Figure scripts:
######

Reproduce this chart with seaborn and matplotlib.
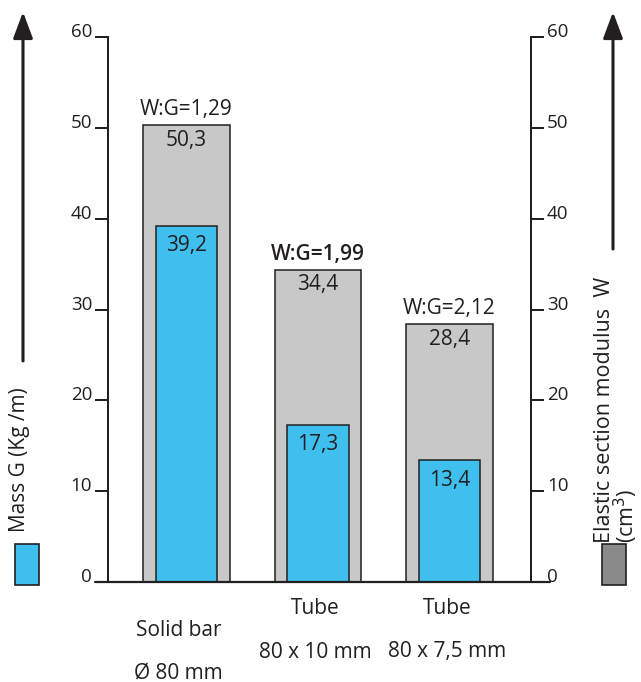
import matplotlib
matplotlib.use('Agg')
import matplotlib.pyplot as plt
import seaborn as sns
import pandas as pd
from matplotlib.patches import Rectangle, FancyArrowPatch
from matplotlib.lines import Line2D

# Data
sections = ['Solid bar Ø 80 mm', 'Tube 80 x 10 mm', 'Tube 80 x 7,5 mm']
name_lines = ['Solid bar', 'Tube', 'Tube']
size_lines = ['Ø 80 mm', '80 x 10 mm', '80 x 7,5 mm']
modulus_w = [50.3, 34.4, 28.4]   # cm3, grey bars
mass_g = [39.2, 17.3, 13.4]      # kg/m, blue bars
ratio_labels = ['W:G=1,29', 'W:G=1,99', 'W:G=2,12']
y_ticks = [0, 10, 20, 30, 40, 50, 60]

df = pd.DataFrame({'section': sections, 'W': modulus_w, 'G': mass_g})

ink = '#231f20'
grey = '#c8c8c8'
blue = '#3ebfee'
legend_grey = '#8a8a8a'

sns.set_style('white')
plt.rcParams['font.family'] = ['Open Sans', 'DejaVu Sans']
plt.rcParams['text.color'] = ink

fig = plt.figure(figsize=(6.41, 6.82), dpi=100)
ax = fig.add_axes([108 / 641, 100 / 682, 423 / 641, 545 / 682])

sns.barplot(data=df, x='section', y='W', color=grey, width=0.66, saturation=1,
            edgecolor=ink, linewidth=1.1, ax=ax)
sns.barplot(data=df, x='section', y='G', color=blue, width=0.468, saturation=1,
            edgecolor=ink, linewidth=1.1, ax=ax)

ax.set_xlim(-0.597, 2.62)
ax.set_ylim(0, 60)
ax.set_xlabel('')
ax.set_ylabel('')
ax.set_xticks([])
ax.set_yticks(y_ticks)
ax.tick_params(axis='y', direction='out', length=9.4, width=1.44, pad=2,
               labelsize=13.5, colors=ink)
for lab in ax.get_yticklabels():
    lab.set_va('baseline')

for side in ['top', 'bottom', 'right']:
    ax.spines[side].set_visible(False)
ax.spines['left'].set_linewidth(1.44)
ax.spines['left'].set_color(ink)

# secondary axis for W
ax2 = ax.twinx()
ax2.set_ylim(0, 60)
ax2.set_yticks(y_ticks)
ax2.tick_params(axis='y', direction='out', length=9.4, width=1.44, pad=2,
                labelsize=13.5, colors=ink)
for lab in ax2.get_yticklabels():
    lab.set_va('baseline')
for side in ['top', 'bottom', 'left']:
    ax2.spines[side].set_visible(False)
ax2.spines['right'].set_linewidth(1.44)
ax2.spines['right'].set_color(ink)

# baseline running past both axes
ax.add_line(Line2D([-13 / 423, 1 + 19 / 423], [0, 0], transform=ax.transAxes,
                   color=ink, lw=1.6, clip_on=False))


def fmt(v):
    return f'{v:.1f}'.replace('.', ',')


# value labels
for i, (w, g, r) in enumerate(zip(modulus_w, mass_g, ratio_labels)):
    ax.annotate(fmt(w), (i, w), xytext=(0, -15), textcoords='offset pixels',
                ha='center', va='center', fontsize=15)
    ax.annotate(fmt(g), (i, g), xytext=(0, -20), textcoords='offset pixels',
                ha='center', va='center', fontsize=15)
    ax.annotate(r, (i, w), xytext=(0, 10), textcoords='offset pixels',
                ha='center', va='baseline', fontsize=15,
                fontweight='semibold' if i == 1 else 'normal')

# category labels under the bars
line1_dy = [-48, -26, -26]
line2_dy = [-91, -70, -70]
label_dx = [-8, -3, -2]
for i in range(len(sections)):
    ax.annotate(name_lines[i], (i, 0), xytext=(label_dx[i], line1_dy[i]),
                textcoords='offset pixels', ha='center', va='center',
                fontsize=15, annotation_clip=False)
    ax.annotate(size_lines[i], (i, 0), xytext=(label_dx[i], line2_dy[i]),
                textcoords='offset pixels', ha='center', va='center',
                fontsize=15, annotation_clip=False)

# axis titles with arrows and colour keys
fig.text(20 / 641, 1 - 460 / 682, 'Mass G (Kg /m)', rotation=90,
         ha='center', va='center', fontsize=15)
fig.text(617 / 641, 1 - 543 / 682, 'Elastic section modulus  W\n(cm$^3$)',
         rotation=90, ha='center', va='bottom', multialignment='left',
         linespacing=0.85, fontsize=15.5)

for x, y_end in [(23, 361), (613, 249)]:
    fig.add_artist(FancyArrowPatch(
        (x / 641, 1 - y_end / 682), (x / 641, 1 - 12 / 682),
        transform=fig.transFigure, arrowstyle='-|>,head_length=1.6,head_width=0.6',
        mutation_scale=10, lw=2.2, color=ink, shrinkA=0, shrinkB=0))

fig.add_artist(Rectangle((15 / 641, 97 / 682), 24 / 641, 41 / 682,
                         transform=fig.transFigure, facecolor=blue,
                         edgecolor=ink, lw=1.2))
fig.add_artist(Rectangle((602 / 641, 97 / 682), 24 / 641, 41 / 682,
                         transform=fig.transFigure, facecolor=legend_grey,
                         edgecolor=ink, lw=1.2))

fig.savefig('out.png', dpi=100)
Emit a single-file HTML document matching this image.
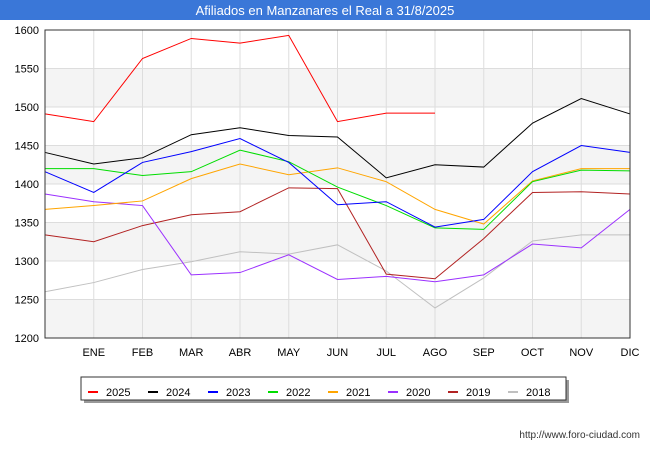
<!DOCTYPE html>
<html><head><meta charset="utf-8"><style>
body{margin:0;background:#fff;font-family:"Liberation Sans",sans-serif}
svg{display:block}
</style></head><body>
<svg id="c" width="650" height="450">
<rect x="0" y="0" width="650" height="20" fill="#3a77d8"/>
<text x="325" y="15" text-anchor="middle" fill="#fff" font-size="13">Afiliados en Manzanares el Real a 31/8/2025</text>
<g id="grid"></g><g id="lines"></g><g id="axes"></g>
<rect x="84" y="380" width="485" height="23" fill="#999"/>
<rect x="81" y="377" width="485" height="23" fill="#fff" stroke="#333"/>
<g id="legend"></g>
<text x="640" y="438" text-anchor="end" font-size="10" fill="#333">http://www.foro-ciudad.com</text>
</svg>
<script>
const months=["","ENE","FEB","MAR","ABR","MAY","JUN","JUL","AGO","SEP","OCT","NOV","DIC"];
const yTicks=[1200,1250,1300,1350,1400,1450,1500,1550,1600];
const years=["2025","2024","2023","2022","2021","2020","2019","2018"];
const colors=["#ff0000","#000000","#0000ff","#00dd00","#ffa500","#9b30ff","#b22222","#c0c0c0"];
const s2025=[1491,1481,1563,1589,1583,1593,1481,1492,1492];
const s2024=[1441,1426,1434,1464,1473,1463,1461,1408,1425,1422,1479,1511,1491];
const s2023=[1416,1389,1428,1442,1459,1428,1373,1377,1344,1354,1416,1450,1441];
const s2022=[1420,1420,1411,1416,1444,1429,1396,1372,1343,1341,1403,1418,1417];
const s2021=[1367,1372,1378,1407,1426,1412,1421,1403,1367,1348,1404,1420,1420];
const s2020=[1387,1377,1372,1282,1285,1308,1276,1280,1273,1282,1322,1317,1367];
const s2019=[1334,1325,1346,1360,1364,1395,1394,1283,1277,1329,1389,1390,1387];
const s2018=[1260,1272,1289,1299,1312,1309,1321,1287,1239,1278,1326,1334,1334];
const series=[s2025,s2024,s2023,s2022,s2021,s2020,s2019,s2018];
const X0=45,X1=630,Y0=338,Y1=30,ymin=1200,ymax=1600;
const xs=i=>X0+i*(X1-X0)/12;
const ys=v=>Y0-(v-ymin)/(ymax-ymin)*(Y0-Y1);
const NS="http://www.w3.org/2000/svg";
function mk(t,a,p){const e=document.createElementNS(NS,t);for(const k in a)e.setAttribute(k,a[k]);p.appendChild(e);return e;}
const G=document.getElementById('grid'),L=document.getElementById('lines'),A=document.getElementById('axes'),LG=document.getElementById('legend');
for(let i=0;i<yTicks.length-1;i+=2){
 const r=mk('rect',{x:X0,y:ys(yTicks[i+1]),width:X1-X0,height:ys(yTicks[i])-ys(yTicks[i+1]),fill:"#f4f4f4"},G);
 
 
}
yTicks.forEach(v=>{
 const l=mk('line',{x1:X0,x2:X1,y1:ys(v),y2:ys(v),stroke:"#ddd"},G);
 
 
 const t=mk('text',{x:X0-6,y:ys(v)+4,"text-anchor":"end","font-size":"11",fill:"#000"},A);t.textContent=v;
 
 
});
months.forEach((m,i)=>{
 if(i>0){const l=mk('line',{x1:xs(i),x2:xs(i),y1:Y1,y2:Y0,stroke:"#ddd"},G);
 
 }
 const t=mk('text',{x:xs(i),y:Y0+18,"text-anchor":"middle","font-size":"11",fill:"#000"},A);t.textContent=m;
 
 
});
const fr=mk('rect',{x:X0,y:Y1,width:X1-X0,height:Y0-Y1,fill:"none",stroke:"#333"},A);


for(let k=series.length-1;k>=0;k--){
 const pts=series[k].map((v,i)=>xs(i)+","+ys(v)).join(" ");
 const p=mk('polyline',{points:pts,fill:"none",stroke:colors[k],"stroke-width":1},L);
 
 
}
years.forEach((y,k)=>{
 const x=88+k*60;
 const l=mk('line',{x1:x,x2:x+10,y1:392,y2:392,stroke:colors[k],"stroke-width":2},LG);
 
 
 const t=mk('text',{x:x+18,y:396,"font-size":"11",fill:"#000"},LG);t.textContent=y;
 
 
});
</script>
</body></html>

######

__Required task__.
Which lines of the data include "seaborn"? Copy each of them.

__Response below__.
Reproduce this chart with seaborn and matplotlib.
import seaborn as sns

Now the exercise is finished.